Clearly the reviewers who panned this wonderful film can no longer hear the ringing of the silver bell. I am reminded of the know it all kid in the film when I read these reviews. Some said it was too dark. Too dark? It was set at 5 minuets to midnight.....As I recall its dark then. Another called it ghostly; a condition true of a Christmas Carol, the film is in good company there. While I will admit that the computer motion capture in facial expressions is not as strong as it could be it did not detract from the story. Some reviewers did not like the roller-coaster effects. One even pointed out that trains can not do what this one does.....It's a dream...physics don't count. It is a sad commentary that the meaning of Christmas and belief in it's historically documented magic is so lost on those with access to the press. My review...it's good and it is best if you make up your own mind. I could hear the bell ring and I hope you can too.

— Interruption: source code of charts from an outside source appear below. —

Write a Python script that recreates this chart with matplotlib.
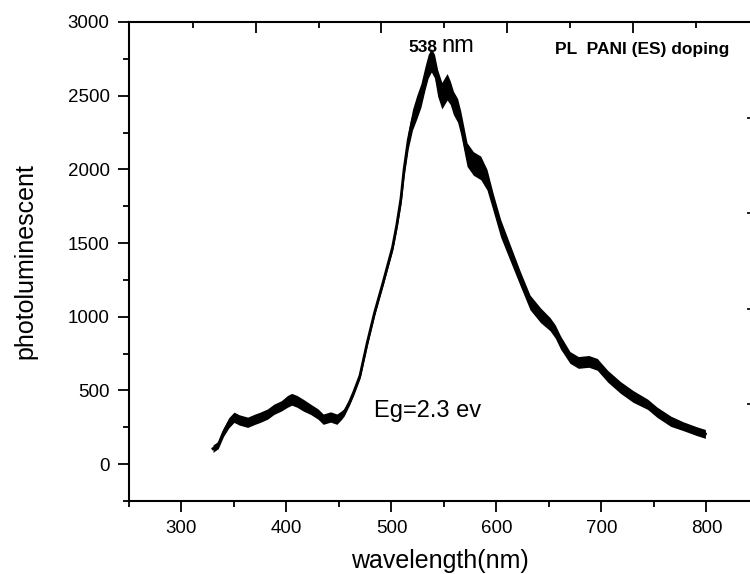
#PL spectrum of PANI (ES) doping, redrawn from the published figure
import matplotlib.pyplot as plt
from matplotlib.ticker import MultipleLocator

plt.rcParams['font.family'] = ['Liberation Sans', 'DejaVu Sans']

#wavelength (nm) and intensity
wavelength = [330, 335, 340, 345, 350, 355, 363, 370, 375, 382, 388, 395, 401, 405,
              410, 416, 423, 430, 435, 442, 448, 452, 455, 460, 464, 470, 477, 484,
              492, 501, 505, 509, 512, 516, 520, 524, 528, 532, 535, 538, 541, 544,
              548, 553, 556, 559, 563, 566, 572, 578, 585, 591, 597, 604, 613, 623,
              632, 642, 651, 656, 661, 670, 678, 688, 696, 706, 718, 730, 744, 753,
              766, 778, 791, 799]
intensity = [105, 130, 217, 280, 318, 300, 284, 305, 318, 340, 372, 395, 426, 440,
             426, 400, 372, 340, 305, 320, 305, 330, 352, 420, 487, 600, 826, 1030,
             1232, 1470, 1620, 1800, 2000, 2200, 2336, 2420, 2500, 2620, 2700, 2740, 2700, 2586,
             2500, 2560, 2520, 2451, 2400, 2316, 2100, 2040, 2010, 1930, 1774, 1600, 1435, 1253,
             1097, 1010, 950, 900, 826, 724, 690, 697, 677, 596, 521, 460, 406, 352,
             291, 257, 223, 205]
#half width of the noise band around the trace
spread = [25, 25, 30, 35, 35, 35, 35, 35, 35, 35, 35, 35, 40, 40,
          40, 40, 35, 35, 35, 35, 35, 30, 25, 20, 20, 20, 20, 20,
          20, 25, 30, 40, 50, 60, 70, 80, 80, 80, 80, 80, 80, 90,
          90, 90, 80, 80, 80, 80, 80, 80, 80, 70, 60, 60, 55, 50,
          50, 50, 45, 45, 45, 40, 40, 40, 40, 40, 40, 40, 35, 35,
          35, 30, 30, 30]

top_major = [370.5, 490.5, 610.5, 730.5]
top_minor = [310.5, 430.5, 550.5, 670.5, 790.5]
right_marks = [406, 1056, 1706, 2349]

fig = plt.figure(figsize=(7.5, 5.74), dpi=100)
ax = fig.add_axes([0.172, 0.1272, 0.828, 0.8345])

lower = [v - s for v, s in zip(intensity, spread)]
upper = [v + s for v, s in zip(intensity, spread)]
ax.fill_between(wavelength, lower, upper, color='black', linewidth=0)
_ = ax.plot(wavelength, intensity, color='black', linewidth=2)

ax.set_xlim(250, 841.5)
ax.set_ylim(-250, 3000)
ax.xaxis.set_major_locator(MultipleLocator(100))
ax.xaxis.set_minor_locator(MultipleLocator(50))
ax.yaxis.set_major_locator(MultipleLocator(500))
ax.yaxis.set_minor_locator(MultipleLocator(250))
ax.set_xticks(range(300, 801, 100))
ax.tick_params(which='major', direction='out', length=8, width=1.3, labelsize=13.5, pad=6)
ax.tick_params(which='minor', direction='out', length=4.5, width=1.3)
ax.tick_params(top=False, right=False)
for side in ['left', 'bottom', 'top']:
    ax.spines[side].set_linewidth(1.5)
ax.spines['right'].set_visible(False)

#ticks along the top spine belong to a different scale in the original
top = ax.secondary_xaxis('top')
top.set_xticks(top_major)
top.set_xticks(top_minor, minor=True)
top.tick_params(which='major', direction='in', length=8, width=1.3, labeltop=False)
top.tick_params(which='minor', direction='in', length=4, width=1.3)
top.spines['top'].set_visible(False)

right = ax.secondary_yaxis('right')
right.set_yticks(right_marks)
right.tick_params(direction='in', length=2.5, width=1.2, labelright=False)
right.spines['right'].set_visible(False)

_ = ax.set_xlabel('wavelength(nm)', fontsize=18, labelpad=8)
_ = ax.set_ylabel('photoluminescent', fontsize=18, labelpad=22)

ax.text(529.5, 2830, '538', fontsize=12.5, fontweight='bold', ha='center', va='center')
ax.text(548, 2838, 'nm', fontsize=17, ha='left', va='center')
ax.text(483, 359, 'Eg=2.3 ev', fontsize=17, ha='left', va='center')
ax.text(656, 2810, 'PL  PANI (ES) doping', fontsize=12.5, fontweight='bold', ha='left', va='center')

plt.savefig('out.png', dpi=100)
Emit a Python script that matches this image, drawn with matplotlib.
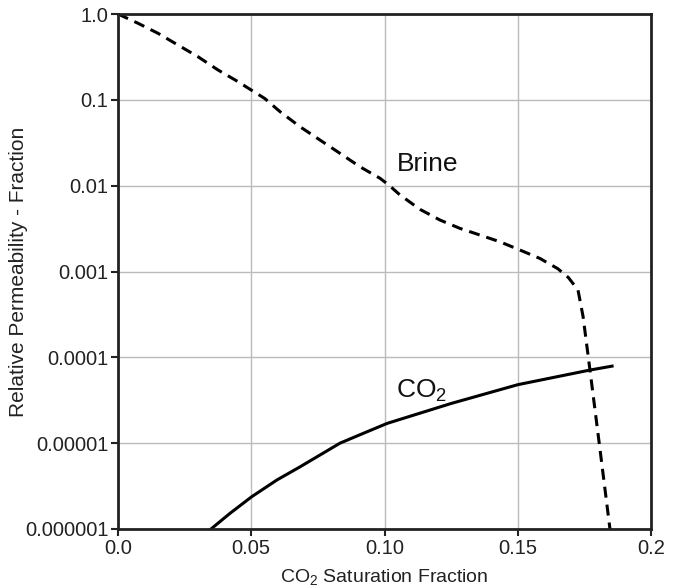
import matplotlib
matplotlib.use('Agg')
from matplotlib import pyplot as plt

# data
brine_sat = [0.0, 0.0075, 0.0150, 0.0225, 0.0300, 0.0375, 0.0450, 0.0500, 0.0550,
             0.0608, 0.0683, 0.0758, 0.0833, 0.0908, 0.0983, 0.1014, 0.1058,
             0.1133, 0.1208, 0.1283, 0.1358, 0.1433, 0.1508, 0.1583, 0.1650,
             0.1690, 0.1726, 0.1745, 0.1771, 0.1809, 0.1846]
brine_kr = [1.0, 0.78, 0.596, 0.435, 0.318, 0.223, 0.163, 0.130, 0.104,
            0.0728, 0.0486, 0.034, 0.0238, 0.0166, 0.0122, 0.0103, 0.0078,
            0.0053, 0.00398, 0.00318, 0.00266, 0.00222, 0.00178, 0.00142, 0.00108,
            0.00085, 0.00061, 0.0003, 7.1e-5, 8.3e-6, 1e-6]

co2_sat = [0.0349, 0.0420, 0.0502, 0.0596, 0.0683, 0.0758, 0.0833, 0.0920,
           0.101, 0.125, 0.150, 0.177, 0.1854]
co2_kr = [1e-6, 1.52e-6, 2.38e-6, 3.72e-6, 5.3e-6, 7.28e-6, 1.0e-5, 1.3e-5,
          1.7e-5, 2.9e-5, 4.8e-5, 7.1e-5, 7.9e-5]

x_ticks = [0.0, 0.05, 0.10, 0.15, 0.2]
x_labels = ['0.0', '0.05', '0.10', '0.15', '0.2']
y_ticks = [1.0, 0.1, 0.01, 0.001, 0.0001, 0.00001, 0.000001]
y_labels = ['1.0', '0.1', '0.01', '0.001', '0.0001', '0.00001', '0.000001']

plt.rcParams['font.family'] = ['Liberation Sans', 'DejaVu Sans']
plt.rcParams['mathtext.fontset'] = 'custom'
plt.rcParams['mathtext.rm'] = 'Liberation Sans'
plt.rcParams['mathtext.it'] = 'Liberation Sans'

fig = plt.figure(figsize=(6.81, 5.87), dpi=100)
ax = fig.add_axes([118 / 681, 1 - 529 / 587, 533 / 681, 515 / 587])

ax.plot(brine_sat, brine_kr, color='black', lw=2.2, linestyle=(0, (3.6, 2.3)))
ax.plot(co2_sat, co2_kr, color='black', lw=2.2)

ax.set_yscale('log')
ax.set_xlim(0, 0.2)
ax.set_ylim(1e-6, 1.0)
ax.set_xticks(x_ticks)
ax.set_xticklabels(x_labels)
ax.set_yticks(y_ticks)
ax.set_yticklabels(y_labels)
ax.minorticks_off()
ax.tick_params(axis='both', labelsize=14.5, color='#222222', length=5, width=1.5,
               labelcolor='#222222', pad=2)
ax.grid(True, color='#bbbbbb', lw=1)
for s in ax.spines.values():
    s.set_linewidth(2)
    s.set_color('#222222')

ax.text(0.1045, 0.015, 'Brine', fontsize=19, color='#111111')
ax.text(0.1045, 3.4e-5, 'CO$_2$', fontsize=19, color='#111111')

ax.set_xlabel('CO$_2$ Saturation Fraction', fontsize=14, color='#222222', labelpad=7)
ax.set_ylabel('Relative Permeability - Fraction', fontsize=15, color='#222222')
ax.yaxis.set_label_coords(-0.168, 0.5)

fig.savefig('out.png', dpi=100)
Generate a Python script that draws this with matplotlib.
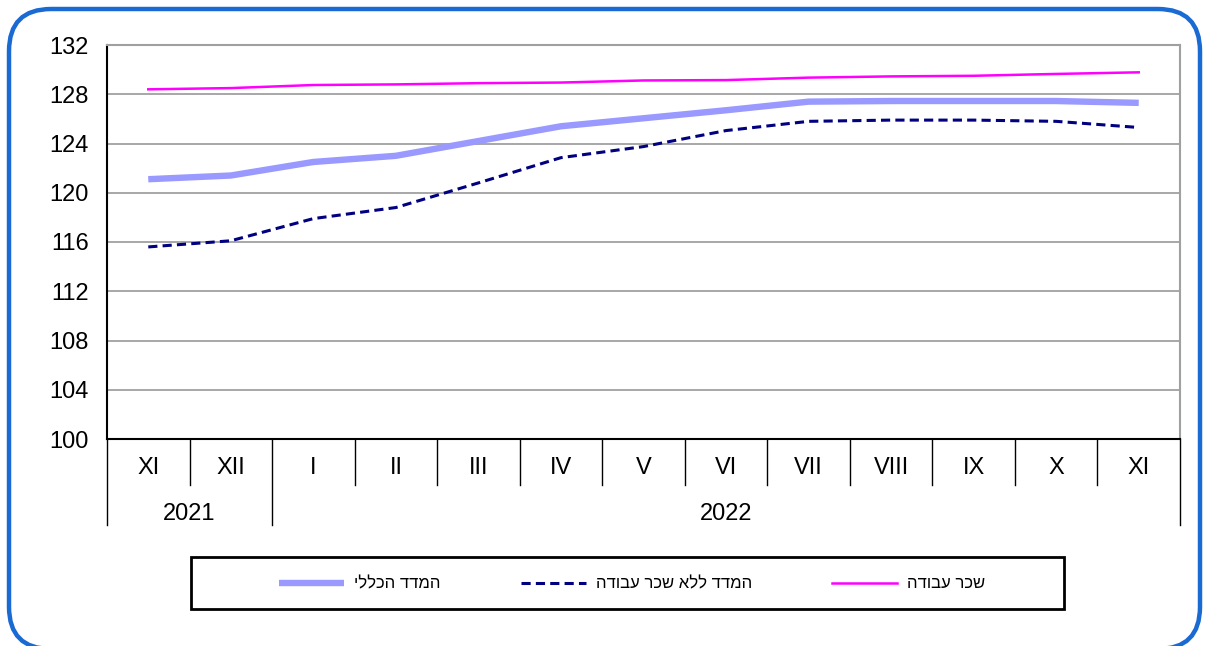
import numpy as np
import matplotlib
matplotlib.use("Agg")
import matplotlib.pyplot as plt
from matplotlib.patches import FancyBboxPatch, Rectangle
from matplotlib.transforms import blended_transform_factory

plt.rcParams['font.family'] = ['Liberation Sans', 'DejaVu Sans']

# data
months = ["XI", "XII", "I", "II", "III", "IV", "V", "VI", "VII", "VIII", "IX", "X", "XI"]
years = ["2021", "2022"]
year_spans = [(0, 1), (2, 12)]  # first / last month index of each year

general_index = [121.1, 121.4, 122.5, 123.0, 124.2, 125.4, 126.05, 126.7, 127.4, 127.45, 127.45, 127.45, 127.3]
no_labour_index = [115.6, 116.1, 117.9, 118.8, 120.8, 122.85, 123.75, 125.05, 125.8, 125.9, 125.9, 125.8, 125.3]
labour_wage = [128.4, 128.5, 128.75, 128.8, 128.9, 128.95, 129.12, 129.15, 129.35, 129.45, 129.5, 129.65, 129.78]

labels = ["המדד הכללי", "המדד ללא שכר עבודה", "שכר עבודה"]

y_ticks = np.arange(100, 133, 4)


def rtl(s):
    # matplotlib draws left to right, so flip hebrew for display
    return s[::-1]


W, H = 1205, 646
fig = plt.figure(figsize=(W / 100, H / 100), dpi=100)

# rounded blue frame
frame = FancyBboxPatch((9 / W, -3 / H), 1191 / W, 640 / H,
                       boxstyle="round,pad=0,rounding_size=0.035",
                       transform=fig.transFigure, fill=False,
                       edgecolor="#1a6ad4", linewidth=3.2, clip_on=False,
                       mutation_aspect=W / H)
fig.patches.append(frame)

ax = fig.add_axes([107 / W, 1 - 439 / H, (1180 - 107) / W, (439 - 45) / H])

x = np.arange(len(months))
l1, = ax.plot(x, general_index, color="#9999ff", lw=4.6, solid_capstyle="butt", zorder=3)
l2, = ax.plot(x, no_labour_index, color="#000080", lw=2.2, dashes=(3, 1.7), zorder=4)
l3, = ax.plot(x, labour_wage, color="#ff00ff", lw=1.8, zorder=3)

ax.set_xlim(-0.5, len(months) - 0.5)
ax.set_ylim(100, 132)
ax.set_yticks(y_ticks)
ax.set_yticklabels([str(v) for v in y_ticks], fontsize=17)
ax.tick_params(axis="y", length=0, pad=13)
ax.set_xticks([])
ax.grid(axis="y", color="#a0a0a0", lw=1.3)
ax.set_axisbelow(True)

for side in ["top", "right"]:
    ax.spines[side].set_color("#a0a0a0")
    ax.spines[side].set_linewidth(1.5)
for side in ["left", "bottom"]:
    ax.spines[side].set_color("black")
    ax.spines[side].set_linewidth(1.5)

# category table under the axis
tr = blended_transform_factory(ax.transData, ax.transAxes)
ax_h = 439 - 45
month_bottom = -(485 - 439) / ax_h
year_bottom = -(525 - 439) / ax_h
year_edges = [s[0] - 0.5 for s in year_spans] + [year_spans[-1][1] + 0.5]

for i, m in enumerate(months):
    ax.text(i, -(468 - 439) / ax_h, m, transform=tr, ha="center", va="center", fontsize=17)
for b in np.arange(len(months) + 1) - 0.5:
    low = year_bottom if b in year_edges else month_bottom
    ax.plot([b, b], [0, low], transform=tr, color="black", lw=1.0, clip_on=False)
for (a, b), yr in zip(year_spans, years):
    ax.text((a + b) / 2, -(514 - 439) / ax_h, yr, transform=tr, ha="center", va="center", fontsize=17)

# legend box
fig.patches.append(Rectangle((191 / W, 1 - 609 / H), (1064 - 191) / W, (609 - 557) / H,
                             transform=fig.transFigure, fill=False, edgecolor="black", lw=2))
fig.legend([l1, l2, l3], [rtl(s) for s in labels], loc="center left",
           bbox_to_anchor=(279 / W, 1 - 584 / H), ncol=3, frameon=False,
           fontsize=12, handlelength=3.9, handletextpad=0.6, columnspacing=4.8,
           borderpad=0, borderaxespad=0)

fig.savefig("out.png", dpi=100)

I have to say that I adored 'The Polar Express'. It was just the sort of film I needed to truly get me into the Christmas mood. The story revolves around a young boy, who is coming to an age where he is doubting Santa Claus' existence, until the Polar Express- a magical train destined for the North Pole- takes him and a group of other young children on a journey to Santa and to reaffirm their faith in Christmas. I had reservations about the use of CGI animation since I felt it really only worked for stories about cute animals but having seen the film, the CGI was the best way to capture the spirit of the film. It really wouldn't have worked as well in live action, the sense of other-worldly magic would have been lost. And as it was, the artwork was beautiful, especially the snowy mountainous scenery that the train passes through. This film took me back to my childhood and that tingly-feeling every child gets on Christmas Eve in anticipation of Santa's visit. The story was sweet and innocent without being nauseating, and I think every one of us can empathise with the boy who wants to believe in Santa but is growing away from the innocence of early childhood and faith in magic. Much like Raymond Briggs' 'The Snowman', I predict 'The Polar Express' will go down as a Christmas classic. It certainly makes a pleasant change that this year's Christmas film was actually about Christmas and I hope they make the re-release of this film an annual Christmas event.
This film was a glorious explosion of the hope and Wonder that fills the memories of the Christmas of Olde. It was a well-detailed, innovative, thought-provoking piece that reminded me of the magnificence of belief in childhood ideals. The characters were well-fleshed-out and very easy to "know". The animation was amazingly detailed and very life-like. The musical numbers and side pieces (especially on the train roof) brought some very effective morality and life lessons to the superb computer animation, giving it that "touch" of humanity. We all need to hold a piece of the fragile innocence rekindled in this film near to our hearts and spread that unbridled, child-like joy in the simple things in life to remind us of the good we all carry within us.